Clean Up Campaign Origins in Mbare

By Tanaka Urayai


St Peters Claver Catholic Church in Mbare along Rakajani Street can easily be mistaken for a commercial organization as each morning over fifty men and women in branded work-suits assemble religiously to receive their orders before being carried off by 15 branded trucks. At the same site, forty young people in branded t-shirts armed with clip-boards, questionnaires and pens are also released into the Mbare community giving any stranger sufficient curiosity to want to know more about the ‘business’ of the ‘religious’ looking organization.


It all started in 2015 with thirty youths from two different organizations who came together at the World Environment Day and asked themselves what good they could do for their community.



After being challenged by their respective spiritual mentors Fr Isaac Fernandes SJ and Fr Brian MacGarry SJ, the St. Peter's catholic youths and the youths from ‘I Am Mbare’, a local youth empowerment centre agreed to team-up and tackle the most undesirable endeavor of all. The youths resolved that their environmental project would be to clean up Mbare and rid it of its numerous dump-sites infested with all manner of wet, dry, living and dead waste that the rest of the community wanted nothing to do with despite generating and dumping this ‘garbage’ themselves.


Realizing that this endeavor had to be more than the usual once-in-a-blue-moon clean-up campaign, the youths commited to congregating every six weeks to clean their community, one rubbish dump at a time. The youths settled for the name ‘Team Up 2 Clean Up Mbare’, by which name they are now affectionately known.

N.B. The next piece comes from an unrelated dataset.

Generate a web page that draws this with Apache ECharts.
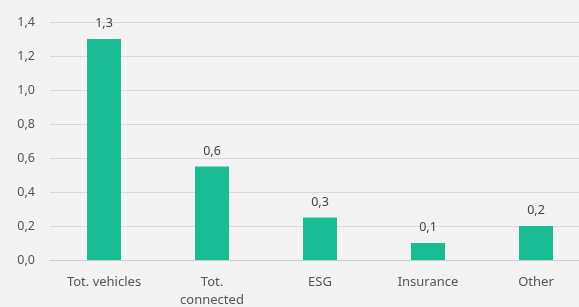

As the movement grew from just thirty to over one hundred and fifty youths, comprising both local Mbare youths as well as those from other suburbs, the team decided to embark on complementary projects that would sustain their waste management efforts. In 2017 they decided to build a bin-shed to house skip bins and contain the overflowing waste; and also repurpose the largest dumpsite at Matererini into a children’s play centre as many small children would be seen playing at this site in the typhoid afflicted community.


Inspired by this vision, a group of young professionals coalesced around this movement to form a trust for the purposes of doing the necessary fundraising to see this venture through. With the assistance from Jesuits who work in Mbare and many like-minded non-governmental entities which include but not limited to Justice for Children Trust, Plan International, The President’s Fund, and Battle of the Chefs, the youths together with the older community managed to construct the bin-shed and the Matapi-Matererini children’s play centre in 2017.


After numerous presentations of their concept-note to humanitarian and private sector organizations, the trust received formal partnership commitment from RioZim Foundation at the end of 2018. The foundation which committed to partnering for sustainable waste management and other community support activities kicked off the venture by sponsoring a Mbare census and also a mini waste management baseline survey. The aim of the exercise is to have an insight into the socio-economic situation to understand the community’s attitudes and perceived role in waste management.


 In 2019 the trust also received a waste collection and recycling franchise offer from ‘Clean City’, Econet’s waste management subsidiary whose main role has been to provide waste collection infrastructure and the technology to run a commercial domestic refuse collection venture, while ‘Team Up 2 Clean Up Mbare’, as one out of several franchisees manages the process, a project that is still in its inception phase.


What started out as a youth voluntary association has gradually evolved into a start-up business, thanks to the Clean City Franchise that employs over 50 locals. This is just the commercial benefit. As for the RioZim supported ‘waste separation at source’ community project, residual waste is reduced at household level and this will have a positive impact on the overwhelming rubbish dumps, not to mention the residual income that will be generated from the recyclables. 


Opportunity always comes dressed in overalls looking like work.